While access to credit continues to be a challenge for some small businesses, those that are lending report that commercial and industrial loans under $100,000 are their growth leaders.
According to the SBA’s latest Quarterly Lending Bulletin, micro loans accounted for the most growth in the fourth quarter of 2011, the most current data on record.
Small business loans totaled $597.8 billion during that period, the agency said.
The SBA bulletin, which tracked its data along with FDIC Call Reports, showed that the rate of decline in the dollar value of small business loans outstanding under $1 million was much slower, at negative 0.3% in the fourth quarter of FY 2011, compared with a decline of 1.2% in the previous quarter.
The value of small business C&I loans increased for the first time in seven quarters, the data showed. On net, bankers reported eased pricing terms on the loans as well as increased demand from small firms.
Depository lending institutions with consolidated assets over $50 billion continued to dominate the small lending market, according to the SBA.
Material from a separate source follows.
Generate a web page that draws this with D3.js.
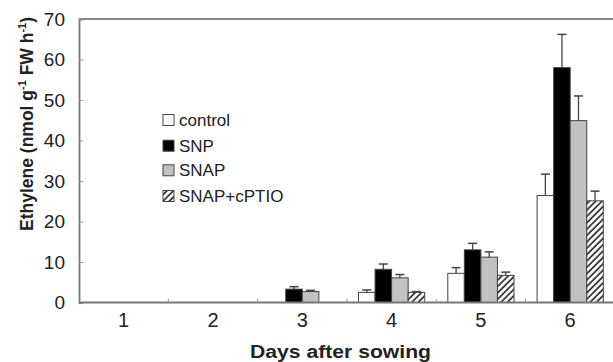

“Borrowing remained challenging for small businesses in fourth quarter 2011, even as the pace of economic activity increased and financial conditions overall were supportive of growth,” wrote SBA economist Victoria Williams, in the bulletin. “Economic indicators such as gross domestic product and total business lending continued on a slow upward trend. The recovery of small firms has been slow because of their inability to access credit markets.”